Over the past 30 years, Ghana has experienced steady growth in per capita income and rapid urbanization, giving it a reputation as an African success story. But despite these changes, the country has not industrialized, leaving many Ghanaians still working in the low-productivity agricultural and services sectors. A new IFPRI book—Ghana’s Economic and Agricultural Transformation: Past Performance and Future Prospects—analyzes the evolution of the country’s economy and calls for leveraging agriculture to transform it.
The book’s editors—Xinshen Diao and Danielle Resnick of IFPRI, independent consultant Peter Hazell, and development strategist Shashidhara Kolavalli—discussed its major findings and their relevance for policymakers and practitioners, and for Ghana’s future, in an Oct. 9 launch event moderated by Hazell. The event was co-organized by IFPRI and the CGIAR Research Program on Policies, Institutions, and Markets (PIM).
Diao, deputy director of IFPRI’s Development Strategy and Governance Division, noted some of the reasons Ghana’s economy has lagged. “We found that structural change, the movement of labor from low-productivity traditional agriculture to high-productivity sectors, is not that important as a driver of growth,” Diao said. The manufacturing sector in Ghana has grown slightly but has not contributed to total growth. Workers who have moved out of agriculture have shifted into less productive sectors; more than 75% of non-agricultural households have at least one family member engaged in informal nonfarm activities.
Ghana’s agriculture sector has done well, growing at an annual rate of 4.5% between 1994 and 2013, Kolavalli said. At the same time, though, the country has failed to develop both exports that can compete internationally (with the exception of cocoa), or crops/foods that can compete domestically with imported rice, poultry, and many processed foods. “[Ghana cannot sustain its level of growth] because past growth has really come from expanding the area of land cultivation … by shortening fallows and expanding production into virgin lands [which are now] becoming exhausted,” Kolavalli said. Value chain interventions could improve quality control, help manage fertilizers and nutrients, and stop crop diseases.

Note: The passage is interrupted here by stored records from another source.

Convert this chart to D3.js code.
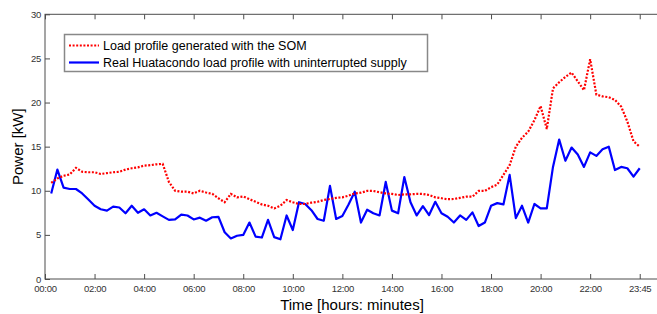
<!DOCTYPE html>
<html><head><meta charset="utf-8">
<script src="https://cdn.jsdelivr.net/npm/d3@7"></script>
<style>body{margin:0;background:#fff}svg{display:block}</style>
</head><body>
<svg id="c" width="657" height="314"></svg>
<script>
const xTickIndex = [0,8,16,24,32,40,48,56,64,72,80,88,96];
const xTickLabels = ["00:00","02:00","04:00","06:00","08:00","10:00","12:00","14:00","16:00","18:00","20:00","22:00","23:45"];
const yTicks = [0,5,10,15,20,25,30];
const seriesNames = ["Load profile generated with the SOM","Real Huatacondo load profile with uninterrupted supply"];
const somLoad = [10.9,11.4,11.7,11.85,12.6,12.15,12.1,12.1,11.9,12.0,12.1,12.15,12.4,12.55,12.65,12.85,
12.9,13.0,13.05,11.0,10.0,9.9,9.9,9.7,10.0,9.8,9.65,9.15,8.7,9.65,9.25,9.35,
9.05,8.75,8.45,8.3,8.0,8.3,8.95,8.7,8.5,8.5,8.65,8.75,8.95,9.07,9.2,9.25,
9.45,9.7,9.78,9.98,9.98,9.83,9.7,9.64,9.52,9.6,9.6,9.64,9.64,9.52,9.25,9.15,
9.04,9.07,9.2,9.33,9.33,9.98,9.98,10.4,10.7,11.8,12.9,15.0,16.0,16.7,18.0,19.6,
17.0,21.6,22.3,22.9,23.4,22.4,21.4,24.9,20.9,20.7,20.6,20.3,19.55,17.85,15.6,15.0];
const realLoad = [9.7,12.4,10.35,10.2,10.2,9.7,9.0,8.3,7.9,7.75,8.2,8.1,7.45,8.3,7.5,7.9,
7.2,7.5,7.1,6.7,6.75,7.3,7.2,6.75,6.95,6.6,7.0,7.05,5.3,4.6,4.9,5.0,
6.4,4.8,4.7,6.7,4.75,4.5,7.2,5.55,8.7,8.5,7.8,6.8,6.6,10.55,6.8,7.15,
8.45,9.9,6.4,7.85,7.45,7.2,11.0,7.75,7.45,11.55,8.7,7.2,8.25,7.25,8.75,7.45,
7.05,6.4,7.2,6.7,7.55,6.0,6.4,8.3,8.6,8.45,11.8,6.9,8.3,6.4,8.5,8.0,
8.0,12.7,15.8,13.4,14.9,14.1,12.7,14.35,13.95,14.7,15.0,12.35,12.7,12.55,11.6,12.55];

const svg = d3.select("#c");
const L = 45, T = 14.3, B = 279, R = 664.5;
const x = d3.scaleLinear().domain([0,100]).range([L,R]);
const y = d3.scaleLinear().domain([0,30]).range([B,T]);
const frame = "#4d4d4d";
const tickFont = "'Liberation Sans',Arial,sans-serif";

// frame
svg.append("rect").attr("x",L).attr("y",T).attr("width",R-L).attr("height",B-T)
  .attr("fill","none").attr("stroke",frame).attr("stroke-width",1);

// x axis
const xAxis = d3.axisBottom(x).tickValues(xTickIndex)
  .tickFormat((d,i)=>xTickLabels[i]).tickSizeInner(-5).tickSizeOuter(0).tickPadding(6.5);
const gx = svg.append("g").attr("transform",`translate(0,${B})`).call(xAxis);
gx.select(".domain").remove();
gx.selectAll("line").attr("stroke",frame);
gx.selectAll("text").attr("fill","#333").style("font-family",tickFont).style("font-size","9.5px")
  .style("letter-spacing","-0.3px");
// top mirror ticks
const xTop = d3.axisTop(x).tickValues(xTickIndex).tickFormat("").tickSizeInner(-5).tickSizeOuter(0);
const gxt = svg.append("g").attr("transform",`translate(0,${T})`).call(xTop);
gxt.select(".domain").remove();
gxt.selectAll("line").attr("stroke",frame);

// y axis
const yAxis = d3.axisLeft(y).tickValues(yTicks).tickSizeInner(-5).tickSizeOuter(0).tickPadding(4);
const gy = svg.append("g").attr("transform",`translate(${L},0)`).call(yAxis);
gy.select(".domain").remove();
gy.selectAll("line").attr("stroke",frame);
gy.selectAll("text").attr("fill","#333").style("font-family",tickFont).style("font-size","9.5px")
  .style("letter-spacing","-0.3px");

// lines
const line = d3.line().x((d,i)=>x(i+1)).y(d=>y(d));
svg.append("path").datum(realLoad).attr("d",line).attr("fill","none")
  .attr("stroke","#0000ff").attr("stroke-width",2.2).attr("stroke-linejoin","round");
svg.append("path").datum(somLoad).attr("d",line).attr("fill","none")
  .attr("stroke","#ff0000").attr("stroke-width",2.2).attr("stroke-dasharray","2,1.6");

// legend
const lg = svg.append("g");
lg.append("rect").attr("x",64.5).attr("y",34.5).attr("width",363).attr("height",37)
  .attr("fill","#fff").attr("stroke","#888").attr("stroke-width",1.5);
const colors = ["#ff0000","#0000ff"], dashes = ["2,1.6",null], ly = [45.5,62.5];
seriesNames.forEach((n,i)=>{
  lg.append("line").attr("x1",69).attr("x2",99).attr("y1",ly[i]).attr("y2",ly[i])
    .attr("stroke",colors[i]).attr("stroke-width",2.2).attr("stroke-dasharray",dashes[i]);
  lg.append("text").attr("x",103).attr("y",ly[i]).attr("dy","0.35em")
    .style("font-family","'Liberation Sans',Arial,sans-serif").style("font-size","12.5px")
    .attr("fill","#000").text(n);
});

// axis titles
svg.append("text").attr("x",352).attr("y",310).attr("text-anchor","middle")
  .style("font-family","'Liberation Sans',Arial,sans-serif").style("font-size","15px").text("Time [hours: minutes]");
svg.append("text").attr("transform",`translate(23,${(T+B)/2}) rotate(-90)`).attr("text-anchor","middle")
  .style("font-family","'Liberation Sans',Arial,sans-serif").style("font-size","15px").text("Power [kW]");
</script>
</body></html>
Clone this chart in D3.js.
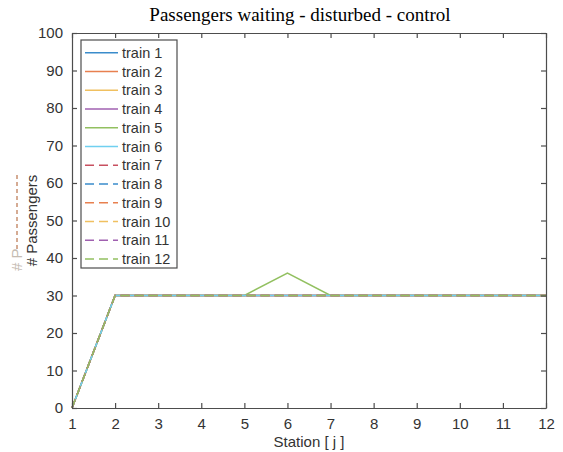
<!DOCTYPE html>
<html>
<head>
<meta charset="utf-8">
<script src="https://cdn.jsdelivr.net/npm/d3@7"></script>
<style>
  body { margin: 0; background: #fff; }
  svg { display: block; }
</style>
</head>
<body>
<div id="chart"></div>
<script>
"use strict";

// stations on the x axis
const stations = [1, 2, 3, 4, 5, 6, 7, 8, 9, 10, 11, 12];

// passengers waiting per train (all trains identical except train 5 at station 6)
const baseWaiting = [0, 30, 30, 30, 30, 30, 30, 30, 30, 30, 30, 30];
const train5Waiting = [0, 30, 30, 30, 30, 36, 30, 30, 30, 30, 30, 30];

const trainNames = ["train 1", "train 2", "train 3", "train 4", "train 5", "train 6",
                    "train 7", "train 8", "train 9", "train 10", "train 11", "train 12"];
const trainColors = ["#3a8ccb", "#e8804f", "#f0c060", "#a060b0", "#92c060", "#70d0f0",
                     "#c85060", "#3a8ccb", "#e8804f", "#f0c060", "#a060b0", "#92c060"];
const trainDashed = [false, false, false, false, false, false, true, true, true, true, true, true];

const yTicks = [0, 10, 20, 30, 40, 50, 60, 70, 80, 90, 100];

const width = 563, height = 452;
const margin = {top: 33, right: 17, bottom: 44, left: 72};

const svg = d3.select("#chart").append("svg")
    .attr("width", width)
    .attr("height", height);

const x = d3.scaleLinear().domain([1, 12]).range([margin.left, width - margin.right]);
const y = d3.scaleLinear().domain([0, 100]).range([height - margin.bottom, margin.top]);

const axisColor = "#4d4d4d";
const textColor = "#333";

// series
const series = trainNames.map(function(name, i) {
    const vals = (i === 4) ? train5Waiting : baseWaiting;
    return stations.map(function(s, k) { return {s: s, v: vals[k]}; });
});

const line = d3.line()
    .x(function(d) { return x(d.s); })
    .y(function(d) { return y(d.v); });

svg.append("g").selectAll("path")
    .data(series)
    .enter()
    .append("path")
    .attr("d", line)
    .attr("fill", "none")
    .attr("stroke", function(d, i) { return trainColors[i]; })
    .attr("stroke-width", 1.5)
    .attr("stroke-dasharray", function(d, i) { return trainDashed[i] ? "9,5" : null; });

// axes (ticks inside, mirrored on top/right)
const fontFam = "'Liberation Sans', Arial, sans-serif";

const xAxis = svg.append("g")
    .attr("transform", "translate(0," + y(0) + ")")
    .call(d3.axisBottom(x).tickValues(stations).tickSizeInner(-5).tickSizeOuter(0).tickPadding(10));
const xAxisTop = svg.append("g")
    .attr("transform", "translate(0," + y(100) + ")")
    .call(d3.axisTop(x).tickValues(stations).tickSizeInner(-5).tickSizeOuter(0).tickFormat(""));
const yAxis = svg.append("g")
    .attr("transform", "translate(" + x(1) + ",0)")
    .call(d3.axisLeft(y).tickValues(yTicks).tickSizeInner(-5).tickSizeOuter(0).tickPadding(9));
const yAxisRight = svg.append("g")
    .attr("transform", "translate(" + x(12) + ",0)")
    .call(d3.axisRight(y).tickValues(yTicks).tickSizeInner(-5).tickSizeOuter(0).tickFormat(""));

[xAxis, xAxisTop, yAxis, yAxisRight].forEach(function(g) {
    g.select(".domain").attr("stroke", axisColor).attr("stroke-width", 1.2);
    g.selectAll(".tick line").attr("stroke", axisColor).attr("stroke-width", 1.2);
    g.selectAll("text").attr("fill", textColor).style("font-family", fontFam).style("font-size", "15px");
});

// title
svg.append("text")
    .attr("x", 300)
    .attr("y", 21)
    .attr("text-anchor", "middle")
    .style("font-family", "'Liberation Serif', 'DejaVu Serif', serif")
    .style("font-size", "19px")
    .attr("fill", "#000")
    .text("Passengers waiting - disturbed - control");

// x label
svg.append("text")
    .attr("x", (x(1) + x(12)) / 2)
    .attr("y", 447)
    .attr("text-anchor", "middle")
    .style("font-family", fontFam)
    .style("font-size", "15px")
    .attr("fill", textColor)
    .text("Station [ j ]");

// y label
svg.append("text")
    .attr("transform", "translate(37," + ((y(0) + y(100)) / 2) + ") rotate(-90)")
    .attr("text-anchor", "middle")
    .style("font-family", fontFam)
    .style("font-size", "15px")
    .attr("fill", textColor)
    .text("# Passengers");

// ghost of an older y label, partly overdrawn by a dashed line
svg.append("text")
    .attr("transform", "translate(22,271) rotate(-90)")
    .attr("text-anchor", "start")
    .style("font-family", fontFam)
    .style("font-size", "15px")
    .attr("fill", "#a09080")
    .attr("opacity", 0.6)
    .text("# P");
svg.append("line")
    .attr("x1", 17).attr("x2", 17)
    .attr("y1", 175).attr("y2", 249)
    .attr("stroke", "#c89070")
    .attr("stroke-width", 1.5)
    .attr("stroke-dasharray", "4,3");

// legend
const legend = svg.append("g").attr("transform", "translate(81,40)");
legend.append("rect")
    .attr("width", 96).attr("height", 228)
    .attr("fill", "#fff")
    .attr("stroke", axisColor)
    .attr("stroke-width", 1.2);

const rows = legend.selectAll("g.row")
    .data(trainNames)
    .enter()
    .append("g")
    .attr("class", "row")
    .attr("transform", function(d, i) { return "translate(0," + (12.7 + i * 18.75) + ")"; });

rows.append("line")
    .attr("x1", 4).attr("x2", 37)
    .attr("stroke", function(d, i) { return trainColors[i]; })
    .attr("stroke-width", 1.5)
    .attr("stroke-dasharray", function(d, i) { return trainDashed[i] ? "9,5" : null; });

rows.append("text")
    .attr("x", 41)
    .attr("dy", "0.35em")
    .style("font-family", fontFam)
    .style("font-size", "14.5px")
    .attr("fill", textColor)
    .text(function(d) { return d; });
</script>
</body>
</html>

Resnick, an IFPRI senior research fellow, noted Ghana’s reputation as a strong democracy. Democracies are typically strongly associated with pro-poor investments, she said, but a broad economic transformation requires investments supporting the private sector and correcting market failures, such as those targeting value chains and at improving the policy environment.
“Unfortunately in the Ghanaian case, commitment to policy has been largely driven by the electoral cycle … marked by big spending initiatives to win voters,” Resnick said. As a result, public sector capacity remains weak, and state-business coordination also needs to be enhanced. More proactive policies on agricultural research and development, extension, credit, and value chain coordination could transform the agricultural sector in the country, she said.
The Ghanaian experience is similar to that of other countries in the region, said Edward Brown of the Ghana-based African Center for Economic Transformation. “Africa is growing quite rapidly but transforming slowly. Structural transformation … requires a greater facilitative role by the state,” Brown noted. The rise of urbanization and growth of medium-sized farms are changing the agricultural landscape, and policies must reflect this shift. He called for more attention to the silent but widespread agri-food revolution underway on the continent, as well as to ensuring that women-owned farms and businesses are not left behind.
Ghana has not only faced a slowdown in food production in recent years but has also experienced production volatility, mostly driven by extreme weather events, noted Simeon Ehui, director of Sustainable Development, Africa at the World Bank. “The agenda today in Ghana and Africa cannot ignore climate change impacts,” he said. “[Extreme precipitation and drought] will add to the complexity of managing Ghana’s agricultural sector growth in the coming years.” Enacting smart policies, investing in new technologies, and building up Ghanaians’ skill base through education are all critical to kickstarting a transformation in the country.
Sivan Yosef is a Senior Program Manager in IFPRI’s Director General’s Office.